Had there been a portion of the Land of Zarahemla (not in the East Wilderness between the East Wilderness and the narrow strip of wilderness (South Wilderness), then his comment about “into their own lands: skips an important part of that event,i.e., driving them first into the Land of Zarahemla and then into the Land of Nephi;
3. The East Wilderness stretched to the east seashore (Alma 50:9), thus the idle Lamanites who lived in tents in the East Wilderness were living in the overall Land of Zarahemla, called the East Wilderness at the time. This means the Lamanites living there were north of the narrow strip of wilderness that went from sea to sea (Alma 22:27) and when driven south into their own lands, would have been driven straight into their lands.
Thus we suggest with confidence that the narrow strip of wilderness was also called the South Wilderness, since Mormon would not have given us two wildernesses in the same south area, and the East and West Wildernesses were,, in fact, connected to that South Wilderness as they curved “round about” up the east and west coastal seashores (Alma 22;27). We also suggest with confidence that the East and West Wildernesses were mere extensions of that narrow strip of wilderness (also called the South Wilderness) that ran “round about” up the coasts until Moroni drove the Lamanites out and the Nephites built there.
    Perhaps to prove this point, it should be noted that the East Wilderness and the West Wilderness are not mentioned again in the scriptural record after Moroni drove out the Lamanites and the Nephites built in those areas—thus there was no separate East Wilderness. Though it was mentioned seven times before Moroni ended its existence.
    Along this same line, the Sea East, which is mentioned 24 times in the scriptural record is never mentioned again after the destruction that occurs during the crucifixion, in which it appears the overall continent of South America rose sufficiently to from completely out of water except for the Amazon Basin which is still very close to sea level. It seems significant that both of these locations, the Sea East, and the East Wilderness show us, the wilderness through an act of driving the Lamanites out and Moroni having the Nephites build cities within it to eliminate the wilderness, and the other an event caused by the numerous uplifting of mountains “whose height is great” that occurred during the crucifixion (Helaman 14:23) and in both cases, locations that were heavily mentioned before, are never mentioned afterward. This should suggest to the most cautious among us that these events did take place as we have discussed and in the location we have noted.
(See the next post, “The Sea East and the East Wilderness – Part IV,” for a further discussion of these wildernesses and seas that Mormon describes)


  1. Please check:
    Your comments will be appreciated.
    Fabio T. Sagebin

    1. same old stuff that doesn't make any sense at all. Nothing here conforms to any of the BOM descriptions of their lands.

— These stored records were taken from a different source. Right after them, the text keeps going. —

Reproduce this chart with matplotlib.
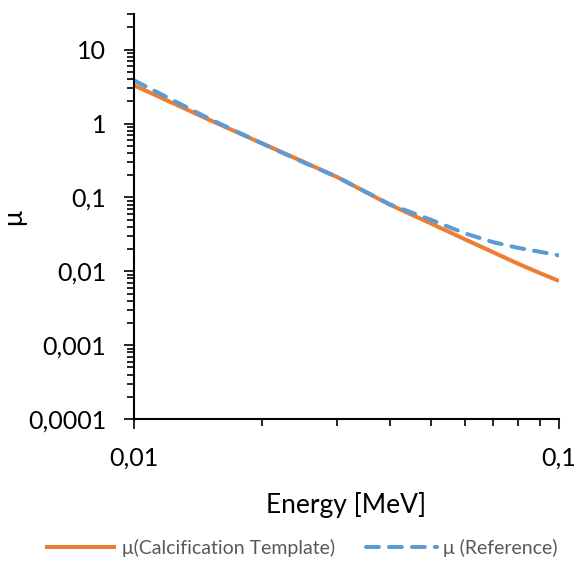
import matplotlib
matplotlib.use('Agg')
import matplotlib.pyplot as plt
from matplotlib.ticker import FixedLocator, FixedFormatter, LogLocator, NullFormatter

plt.rcParams['font.family'] = ['Lato', 'DejaVu Sans']

# values
energy = [0.01, 0.015, 0.02, 0.025, 0.03, 0.04, 0.05, 0.06, 0.07, 0.08, 0.09, 0.1]
mu_template = [3.3, 1.13, 0.54, 0.305, 0.19, 0.0797, 0.0443, 0.0272, 0.0181, 0.0127, 0.0095, 0.0074]
mu_reference = [3.85, 1.17, 0.54, 0.30, 0.19, 0.0805, 0.0497, 0.0327, 0.0248, 0.0208, 0.0184, 0.0164]

x_ticks = [0.01, 0.1]
x_labels = ['0,01', '0,1']
y_ticks = [0.0001, 0.001, 0.01, 0.1, 1, 10]
y_labels = ['0,0001', '0,001', '0,01', '0,1', '1', '10']

orange = '#ED7D31'
blue = '#5B9BD5'

fig = plt.figure(figsize=(5.76, 5.61), dpi=100)
ax = fig.add_axes([0.2326, 0.2531, 0.7379, 0.7211])

ax.plot(energy, mu_template, color=orange, lw=2.9, solid_capstyle='butt',
        label='μ(Calcification Template)')
ax.plot(energy, mu_reference, color=blue, lw=2.9, dashes=(3.2, 2.5),
        dash_capstyle='round', label='μ (Reference)')

ax.set_xscale('log')
ax.set_yscale('log')
ax.set_xlim(0.01, 0.1)
ax.set_ylim(0.0001, 30)

ax.xaxis.set_major_locator(FixedLocator(x_ticks))
ax.xaxis.set_major_formatter(FixedFormatter(x_labels))
ax.yaxis.set_major_locator(FixedLocator(y_ticks))
ax.yaxis.set_major_formatter(FixedFormatter(y_labels))
ax.xaxis.set_minor_locator(LogLocator(base=10, subs=range(2, 10)))
ax.yaxis.set_minor_locator(LogLocator(base=10, subs=range(2, 10), numticks=20))
ax.xaxis.set_minor_formatter(NullFormatter())
ax.yaxis.set_minor_formatter(NullFormatter())

for side in ['top', 'right']:
    ax.spines[side].set_visible(False)
for side in ['left', 'bottom']:
    ax.spines[side].set_linewidth(1.5)

ax.tick_params(which='major', length=7, width=1.2, labelsize=18, pad=13, colors='black')
ax.tick_params(which='minor', length=5, width=1.2)

ax.set_xlabel('Energy [MeV]', fontsize=19)
ax.set_ylabel('μ', fontsize=19)
ax.xaxis.set_label_coords(0.5, -0.18)
ax.yaxis.set_label_coords(-0.254, 0.5)

fig.legend(loc='center', bbox_to_anchor=(0.523, 0.023), ncol=2, frameon=False,
           fontsize=14, labelcolor='#595959', handlelength=3.65,
           handletextpad=0.3, columnspacing=1.6)

fig.savefig('out.png', dpi=100)
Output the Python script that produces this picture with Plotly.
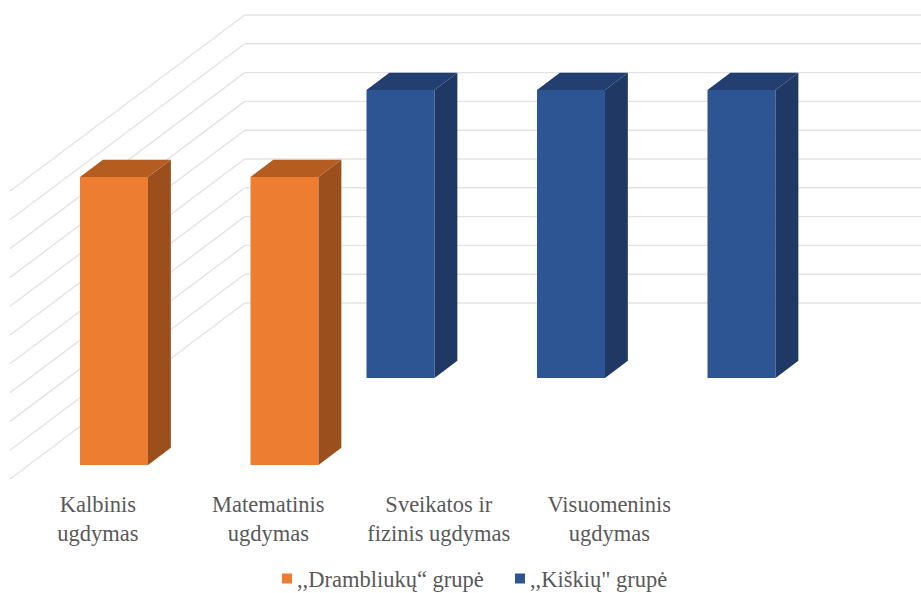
import plotly.graph_objects as go

# ---- data ----
categories = ["Kalbinis<br>ugdymas", "Matematinis<br>ugdymas", "Sveikatos ir<br>fizinis ugdymas", "Visuomeninis<br>ugdymas"]
series_names = [",,Drambliukų“ grupė", ',,Kiškių" grupė']
drambliukai = [10, 10, None, None]
kiskiai = [None, 10, 10, 10]
value_ticks = [0, 1, 2, 3, 4, 5, 6, 7, 8, 9, 10]

# ---- oblique 3-D projection (in axis units) ----
PX_PER_CAT, PX_PER_VAL = 170.5, 28.8
DEPTH_DX, DEPTH_DY = 116 / PX_PER_CAT, 87 / PX_PER_VAL   # one series row deeper
FLOOR_FRONT, FLOOR_BACK = -0.161, 1.862
BAR_HALF, BAR_DEPTH = 34 / PX_PER_CAT, 0.197
W, H, AXIS_PX = 921, 612, 488     # page is slightly taller than the window; legend sits at its edge
X0_PX, Y0_PX = 114, 465
FAR_RIGHT = 4.2
FONT_SIZE = 22.5


def proj(cat, val, depth):
    return cat + depth * DEPTH_DX, val + depth * DEPTH_DY


fig = go.Figure()

# gridlines: side wall and back wall, below every mark
GRID = dict(color="#e3e3e3", width=1.4)
for v in value_ticks:
    xa, ya = proj(-0.5, v, FLOOR_FRONT)
    xb, yb = proj(-0.5, v, FLOOR_BACK)
    xc, yc = proj(FAR_RIGHT, v, FLOOR_BACK)
    fig.add_shape(type="line", x0=xa, y0=ya, x1=xb, y1=yb, line=GRID, layer="below")
    fig.add_shape(type="line", x0=xb, y0=yb, x1=xc, y1=yc, line=GRID, layer="below")

rows = [
    (kiskiai, 1, series_names[1], "#2D5493", "#1F3864", "#223F70"),
    (drambliukai, 0, series_names[0], "#ED7D31", "#9A4F1C", "#B55D21"),
]
for values, depth, name, front, side, top in rows:
    idx = [i for i, v in enumerate(values) if v is not None]
    vals = [values[i] for i in idx]
    fx = [proj(i, 0, depth)[0] for i in idx]
    fb = [proj(i, 0, depth)[1] for i in idx]
    fig.add_trace(go.Bar(x=fx, y=vals, base=fb, width=2 * BAR_HALF, name=name,
                         marker=dict(color=front, line=dict(width=0)),
                         showlegend=False, hoverinfo="skip"))
    # legend key: small square swatch for this series
    fig.add_trace(go.Scatter(x=[None], y=[None], mode="markers", name=name,
                             marker=dict(symbol="square", size=10, color=front),
                             legendrank=1 if depth == 0 else 2, hoverinfo="skip"))
    for i, v in zip(idx, vals):
        l, r = i - BAR_HALF, i + BAR_HALF
        d0, d1 = depth, depth + BAR_DEPTH
        faces = [
            ([(r, 0, d0), (r, 0, d1), (r, v, d1), (r, v, d0)], side),
            ([(l, v, d0), (l, v, d1), (r, v, d1), (r, v, d0)], top),
        ]
        for corners, colour in faces:
            pts = [proj(*c) for c in corners]
            fig.add_trace(go.Scatter(x=[p[0] for p in pts], y=[p[1] for p in pts],
                                     fill="toself", fillcolor=colour, mode="lines",
                                     line=dict(width=0, color=colour),
                                     showlegend=False, hoverinfo="skip"))

fig.update_layout(
    width=W, height=H, margin=dict(l=0, r=0, t=0, b=H - AXIS_PX),
    paper_bgcolor="white", plot_bgcolor="white", barmode="overlay",
    font=dict(family="Liberation Serif", size=FONT_SIZE, color="#595959"),
    legend=dict(orientation="h", x=0.2888, xanchor="left", y=-0.186, yanchor="middle",
                traceorder="normal", font=dict(size=FONT_SIZE, color="#595959"),
                indentation=-9, entrywidth=197, entrywidthmode="pixels",
                bgcolor="rgba(0,0,0,0)"),
    xaxis=dict(range=[-X0_PX / PX_PER_CAT, (W - X0_PX) / PX_PER_CAT],
               tickmode="array", tickvals=[i - 0.095 for i in range(len(categories))],
               ticktext=categories, ticklen=0, showgrid=False, zeroline=False, showline=False,
               tickangle=0, tickfont=dict(size=FONT_SIZE, color="#595959")),
    yaxis=dict(range=[(Y0_PX - AXIS_PX) / PX_PER_VAL, Y0_PX / PX_PER_VAL],
               visible=False, showgrid=False, zeroline=False),
)
fig.write_html("out.html", config={"displayModeBar": False},
               post_script="document.body.style.margin='0';document.documentElement.style.overflow='hidden';"
                           "document.querySelectorAll('.legendsymbols').forEach(function(g){g.setAttribute('transform','translate(10,0)');});")
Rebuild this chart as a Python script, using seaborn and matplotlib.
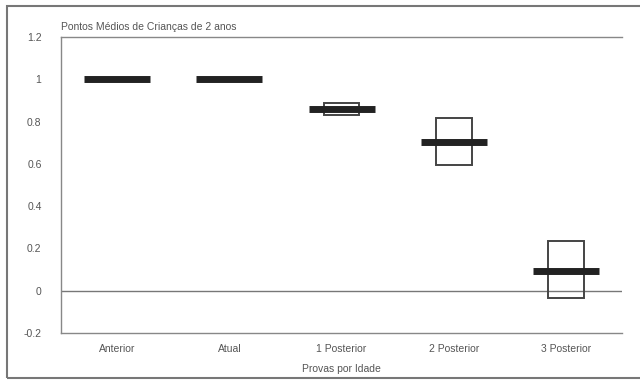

    2. Umm... wow. There is so many issues here. I'll limit myself.

      Ice Caps: Should all of the ice at both poles melt, the coastlines of the continents would only be slightly changed. The central North American plains are not in danger of being flooded by the ocean. Your map also appears to show an extreme depth cutting into the continent, which isn't a part of any Ice Cap Meltdown projections.

      River Sidon : Your river has one end at your East Sea and the other at the West Sea. The "head" and "mouth" of your river are at the same elevation, after flowing uphill over the island.